- Problem statement
Starting at the first line of the entries, extract each line up to and including the one that contains "elinewidth=1.4, capsize=1.6, capthick=1.6, zorder=1)", but leave out the pictures.

** start Data for this exercise **

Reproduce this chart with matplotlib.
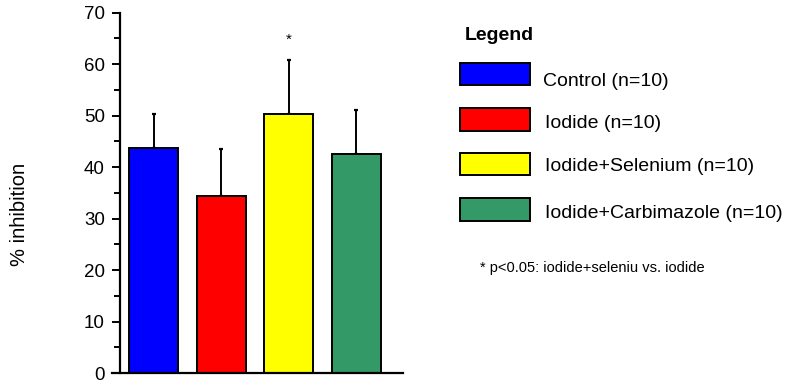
import matplotlib
matplotlib.use("Agg")
import matplotlib.pyplot as plt
from matplotlib.patches import Rectangle

plt.rcParams['font.family'] = ['Liberation Sans', 'DejaVu Sans']

# data
groups = ["Control (n=10)", "Iodide (n=10)", "Iodide+Selenium (n=10)", "Iodide+Carbimazole (n=10)"]
means = [43.8, 34.3, 50.3, 42.5]
errors = [6.5, 9.2, 10.6, 8.6]
colors = ["#0000FF", "#FF0000", "#FFFF00", "#339966"]
note = "* p<0.05: iodide+seleniu vs. iodide"

fig = plt.figure(figsize=(7.87, 3.87), dpi=100)
ax = fig.add_axes([120 / 787, 14 / 387, 283 / 787, 360.3 / 387])

x = list(range(len(means)))
ax.bar(x, means, width=0.725, color=colors, edgecolor="black", linewidth=1.4, zorder=2)
ax.errorbar(x, means, yerr=[[0] * len(errors), errors], fmt="none", ecolor="black",
            elinewidth=1.4, capsize=1.6, capthick=1.6, zorder=1)

# significance mark
ax.text(x[2], 64.7, "*", ha="center", va="center", fontsize=11)

ax.set_xlim(-0.5, 3.69)
ax.set_ylim(0, 70)
ax.set_yticks(range(0, 71, 10))
ax.set_yticks(range(5, 70, 10), minor=True)
ax.set_xticks([])
ax.tick_params(axis="y", which="major", length=6, width=1.4, labelsize=13.5, pad=5)
ax.tick_params(axis="y", which="minor", length=4, width=1.4)
for s in ["top", "right"]:
    ax.spines[s].set_visible(False)
for s in ["left", "bottom"]:
    ax.spines[s].set_linewidth(1.6)
ax.spines["bottom"].set_bounds(-0.62, 3.69)
ax.spines["bottom"].set_clip_on(False)

fig.text(20 / 787, 1 - 214 / 387, "% inhibition", rotation=90, ha="center", va="center", fontsize=14.5)

# legend drawn by hand
fig.text(465 / 787, 1 - 36 / 387, "Legend", fontsize=14, fontweight="bold", va="center")
box_tops = [62.7, 108, 153, 198]
text_y = [81.7, 123, 166.7, 213]
text_x = [542.7, 545, 545, 545]
for i in range(len(groups)):
    fig.patches.append(Rectangle((460 / 787, 1 - (box_tops[i] + 22.5) / 387), 70 / 787, 22.5 / 387,
                                 transform=fig.transFigure, facecolor=colors[i],
                                 edgecolor="black", linewidth=1.4))
    fig.text(text_x[i] / 787, 1 - text_y[i] / 387, groups[i], fontsize=14, va="center")

fig.text(480 / 787, 1 - 268 / 387, note, fontsize=10.5, va="center")

fig.savefig("out.png", dpi=100)
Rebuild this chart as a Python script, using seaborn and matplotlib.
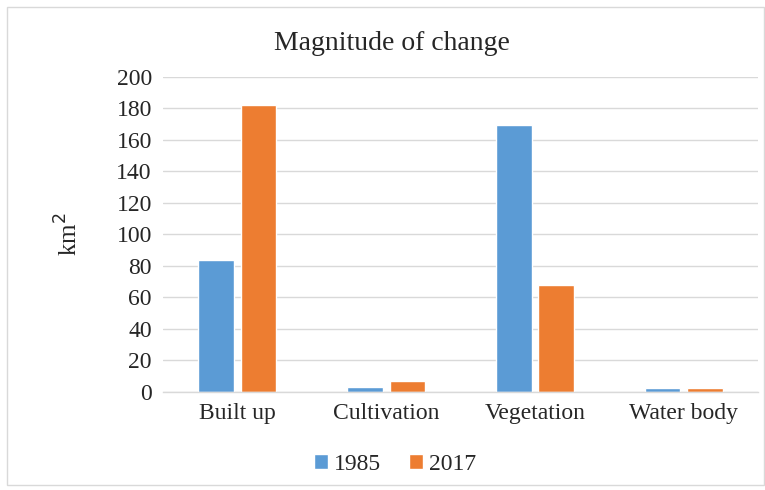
import matplotlib
matplotlib.use("Agg")
import matplotlib.pyplot as plt
import seaborn as sns
import pandas as pd
from matplotlib.patches import Rectangle

categories = ["Built up", "Cultivation", "Vegetation", "Water body"]
years = ["1985", "2017"]
values_1985 = [84, 3.4, 169.5, 2.5]
values_2017 = [182, 6.8, 68, 2.5]
yticks = [0, 20, 40, 60, 80, 100, 120, 140, 160, 180, 200]

df = pd.DataFrame({
    "category": categories * 2,
    "year": [years[0]] * 4 + [years[1]] * 4,
    "value": values_1985 + values_2017,
})

sns.set_theme(style="white")
plt.rcParams["font.family"] = ["Liberation Serif", "DejaVu Serif"]

fig = plt.figure(figsize=(7.65, 4.9), dpi=100)
ax = fig.add_axes([0.213, 0.2, 0.778, 0.643])

sns.barplot(data=df, x="category", y="value", hue="year",
            palette=["#5B9BD5", "#ED7D31"], width=0.57, gap=0.16,
            ax=ax, legend=True, saturation=1)

ax.set_ylim(0, 200)
ax.set_yticks(yticks)
ax.set_yticklabels([str(t) for t in yticks], fontsize=17)
ax.tick_params(axis="x", labelsize=17, length=0, pad=8)
ax.tick_params(axis="y", length=0, pad=8)
ax.yaxis.grid(True, color="#D9D9D9", linewidth=1)
ax.set_axisbelow(True)
for s in ["left", "right", "top"]:
    ax.spines[s].set_visible(False)
ax.spines["bottom"].set_color("#D9D9D9")
ax.spines["bottom"].set_linewidth(1)
ax.set_xlabel("")
ax.set_ylabel("km$^2$", fontsize=18, labelpad=24)
ax.set_xlim(-0.5, 3.5)

fig.text(0.512, 0.912, "Magnitude of change", ha="center", va="center", fontsize=20)

leg = ax.legend(loc="center", bbox_to_anchor=(0.39, -0.23), ncol=2, frameon=False,
                fontsize=17, handlelength=0.6, handleheight=0.6, columnspacing=1.2,
                handletextpad=0.25)

fig.patches.append(Rectangle((0.009, 0.01), 0.99, 0.976, transform=fig.transFigure,
                             fill=False, edgecolor="#D9D9D9", linewidth=1))

fig.savefig("out.png", dpi=100)
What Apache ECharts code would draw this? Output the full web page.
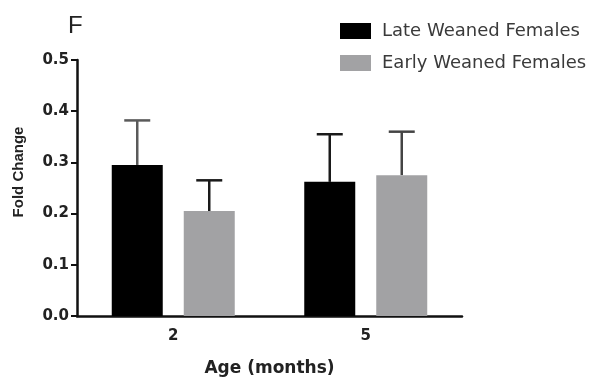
<!DOCTYPE html>
<html>
<head>
<meta charset="utf-8">
<script src="https://cdn.jsdelivr.net/npm/echarts@6/dist/echarts.min.js"></script>
<style>
  html, body { margin: 0; padding: 0; background: #fff; }
  #chart { width: 605px; height: 384px; }
</style>
</head>
<body>
<div id="chart"></div>
<script>
// Age groups (months)
const categories = ['2', '5'];

// Mean fold change and SEM per group
const lateMeans = [0.295, 0.262];
const lateSem = [0.087, 0.093];
const earlyMeans = [0.205, 0.275];
const earlySem = [0.060, 0.085];

const yTicks = [0, 0.1, 0.2, 0.3, 0.4, 0.5];

const BAR_W = 51;
const BAR_GAP_PX = 21;
const SANS = '"Liberation Sans", Arial, sans-serif';
const WIDE = '"DejaVu Sans", Verdana, sans-serif';

const chart = echarts.init(document.getElementById('chart'));

// Upper error whisker for one series, shifted to sit over its bar
function whiskerSeries(means, sems, side, colors) {
  const data = means.map((m, i) => [i, m, m + sems[i]]);
  return {
    type: 'custom',
    z: 1,
    silent: true,
    renderItem: function (params, api) {
      const idx = api.value(0);
      const base = api.coord([idx, api.value(1)]);
      const top = api.coord([idx, api.value(2)]);
      const x = base[0] + side * (BAR_W / 2 + BAR_GAP_PX / 2);
      const capHalf = 13;
      const style = { stroke: colors[params.dataIndex], lineWidth: 2.5, fill: null };
      return {
        type: 'group',
        children: [
          { type: 'line', shape: { x1: x, y1: base[1], x2: x, y2: top[1] }, style: style },
          { type: 'line', shape: { x1: x - capHalf, y1: top[1], x2: x + capHalf, y2: top[1] }, style: style }
        ]
      };
    },
    data: data
  };
}

const option = {
  animation: false,
  backgroundColor: '#fff',
  title: {
    text: 'F',
    left: 63,
    top: 9,
    textStyle: { fontFamily: SANS, fontSize: 24, fontWeight: 'normal', color: '#222' }
  },
  legend: {
    orient: 'vertical',
    left: 335,
    top: 17,
    itemWidth: 31,
    itemHeight: 16,
    itemGap: 14,
    icon: 'rect',
    data: ['Late Weaned Females', 'Early Weaned Females'],
    textStyle: { fontFamily: WIDE, fontSize: 18, color: '#3a3a3a', padding: [0, 0, 0, 6] }
  },
  grid: { left: 77, right: 143, top: 60, bottom: 68 },
  xAxis: {
    type: 'category',
    data: categories,
    name: 'Age (months)',
    nameLocation: 'middle',
    nameGap: 44,
    nameTextStyle: { fontFamily: WIDE, fontSize: 17, fontWeight: 'bold', color: '#222' },
    axisLine: { lineStyle: { color: '#111', width: 2.5 } },
    axisTick: { alignWithLabel: true, length: 6, lineStyle: { color: '#111', width: 2 } },
    axisLabel: { fontFamily: WIDE, fontSize: 15, fontWeight: 'bold', color: '#222', margin: 13 }
  },
  yAxis: {
    type: 'value',
    min: 0,
    max: 0.5,
    interval: 0.1,
    axisLine: { show: true, lineStyle: { color: '#111', width: 2.5 } },
    axisTick: { show: true, length: 6, lineStyle: { color: '#111', width: 2 } },
    splitLine: { show: false },
    axisLabel: {
      fontFamily: WIDE, fontSize: 15, fontWeight: 'bold', color: '#222', margin: 8,
      formatter: function (v) {
        const t = yTicks.find(k => Math.abs(k - v) < 1e-9);
        return (t !== undefined ? t : v).toFixed(1);
      }
    }
  },
  graphic: [{
    type: 'text',
    x: 19,
    y: 172,
    rotation: Math.PI / 2,
    style: {
      text: 'Fold Change',
      fontFamily: SANS,
      fontSize: 15,
      fontWeight: 'bold',
      fill: '#222',
      align: 'center',
      verticalAlign: 'middle'
    }
  }],
  series: [
    {
      name: 'Late Weaned Females',
      type: 'bar',
      data: lateMeans,
      barWidth: BAR_W,
      barGap: (BAR_GAP_PX / BAR_W * 100) + '%',
      itemStyle: { color: '#000' },
      z: 2
    },
    {
      name: 'Early Weaned Females',
      type: 'bar',
      data: earlyMeans,
      barWidth: BAR_W,
      itemStyle: { color: '#a2a2a4' },
      z: 2
    },
    whiskerSeries(lateMeans, lateSem, -1, ['#5a5a5a', '#1a1a1a']),
    whiskerSeries(earlyMeans, earlySem, 1, ['#1a1a1a', '#444'])
  ]
};

chart.setOption(option);
</script>
</body>
</html>
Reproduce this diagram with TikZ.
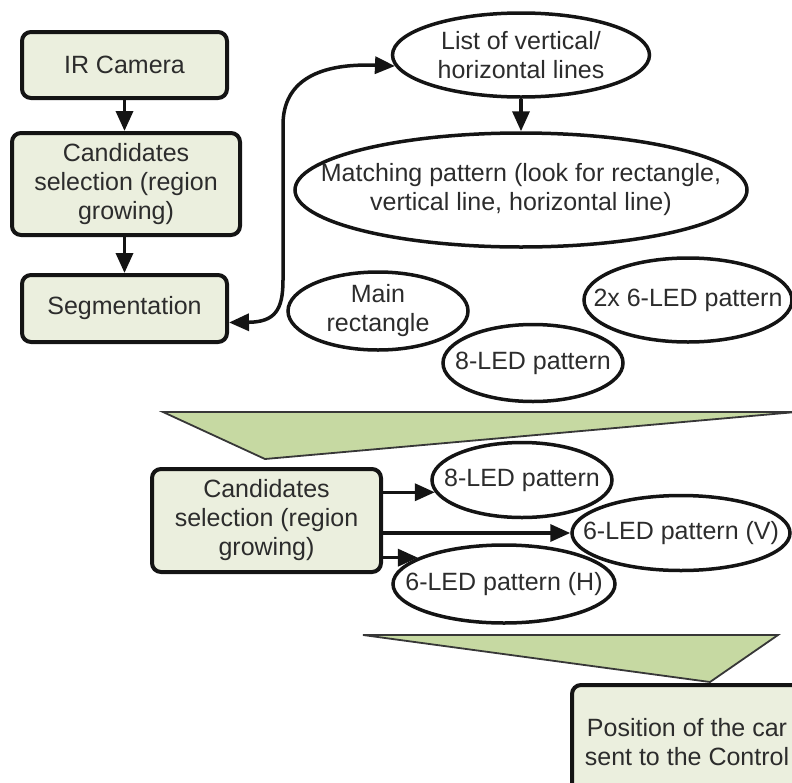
\documentclass[tikz,border=0pt]{standalone}
\usepackage{fontspec}
\setmainfont{Liberation Sans}
\usetikzlibrary{arrows.meta,shapes.geometric}
\definecolor{boxfill}{HTML}{EBEFDE}
\definecolor{funnel}{HTML}{C6D9A2}
\definecolor{ink}{HTML}{141414}
\begin{document}
\begin{tikzpicture}[x=1pt,y=-1pt,
  every node/.style={font=\fontsize{25}{29}\selectfont, text=ink!90},
  proc/.style={draw=ink, line width=4pt, rounded corners=9pt, fill=boxfill, align=center, inner sep=0pt},
  oval/.style={draw=ink, line width=3.5pt, ellipse, inner sep=0pt},
  arr/.style={draw=ink, line width=3.5pt, -{Triangle[length=20pt,width=17pt]}},
  dbl/.style={draw=ink, line width=3.5pt, {Triangle[length=20pt,width=17pt]}-{Triangle[length=20pt,width=17pt]}},
  funnelshape/.style={fill=funnel, draw=ink!85, line width=1.8pt, line join=miter}]
\useasboundingbox (0,0) rectangle (792,782);
\clip (0,0) rectangle (792,782);

% left column
\node[proc, minimum width=205pt, minimum height=66pt] (ir) at (124.5,65) {IR Camera};
\node[proc, minimum width=228pt, minimum height=102pt] (c1) at (126,184) {Candidates\\selection (region\\growing)};
\node[proc, minimum width=205pt, minimum height=67pt] (seg) at (124.5,308.5) {Segmentation};

\draw[arr] (ir.south) -- (ir.south |- c1.north);
\draw[arr] (ir.south |- c1.south) -- (ir.south |- seg.north);

% upper ellipses
\node[oval, minimum width=257pt, minimum height=84pt,
      label={[align=center]center:List of vertical/\\horizontal lines}] (list) at (521,55) {};
\node[oval, minimum width=452pt, minimum height=114pt,
      label={[align=center]center:Matching pattern (look for rectangle,\\vertical line, horizontal line)}] (match) at (521,190) {};
\node[oval, minimum width=180pt, minimum height=78pt,
      label={[align=center]center:Main\\rectangle}] (mainr) at (378,311) {};
\node[oval, minimum width=208pt, minimum height=84pt,
      label={center:2x 6-LED pattern}] (six2) at (688,300) {};
\node[oval, minimum width=180pt, minimum height=77pt,
      label={center:8-LED pattern}] (led8a) at (533,363) {};

\draw[arr] (list.south) -- (match.north);
\draw[dbl] ([yshift=-14pt]seg.east) .. controls (275,322) and (283,310) .. (283,280)
   -- (283,125) .. controls (283,80) and (320,63) .. (list.185);

% first funnel
\draw[funnelshape] (163,412) -- (796,412) -- (265,459) -- cycle;

% lower part
\node[proc, minimum width=229pt, minimum height=103pt] (c2) at (266.5,520.5) {Candidates\\selection (region\\growing)};
\node[oval, minimum width=180pt, minimum height=75pt,
      label={center:8-LED pattern}] (led8b) at (522,480) {};
\node[oval, minimum width=218pt, minimum height=75pt,
      label={center:6-LED pattern (V)}] (led6v) at (681,533) {};
\node[oval, minimum width=222pt, minimum height=78pt,
      label={center:6-LED pattern (H)}] (led6h) at (504,584) {};

\draw[arr] (c2.east |- led8b.188) -- (led8b.188);
\draw[arr] (c2.east |- led6v.west) -- (led6v.west);
\draw[arr] (c2.east |- led6h.163) -- (led6h.163);

% second funnel
\draw[funnelshape] (363,635) -- (778,635) -- (710,682) -- cycle;

\node[proc, minimum width=230pt, minimum height=114pt] (pos) at (687,742) {Position of the car\\sent to the Control};
\end{tikzpicture}
\end{document}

** end Data for this exercise **

- Completed exercise
Reproduce this chart with matplotlib.
import matplotlib
matplotlib.use("Agg")
import matplotlib.pyplot as plt
from matplotlib.patches import Rectangle

plt.rcParams['font.family'] = ['Liberation Sans', 'DejaVu Sans']

# data
groups = ["Control (n=10)", "Iodide (n=10)", "Iodide+Selenium (n=10)", "Iodide+Carbimazole (n=10)"]
means = [43.8, 34.3, 50.3, 42.5]
errors = [6.5, 9.2, 10.6, 8.6]
colors = ["#0000FF", "#FF0000", "#FFFF00", "#339966"]
note = "* p<0.05: iodide+seleniu vs. iodide"

fig = plt.figure(figsize=(7.87, 3.87), dpi=100)
ax = fig.add_axes([120 / 787, 14 / 387, 283 / 787, 360.3 / 387])

x = list(range(len(means)))
ax.bar(x, means, width=0.725, color=colors, edgecolor="black", linewidth=1.4, zorder=2)
ax.errorbar(x, means, yerr=[[0] * len(errors), errors], fmt="none", ecolor="black",
            elinewidth=1.4, capsize=1.6, capthick=1.6, zorder=1)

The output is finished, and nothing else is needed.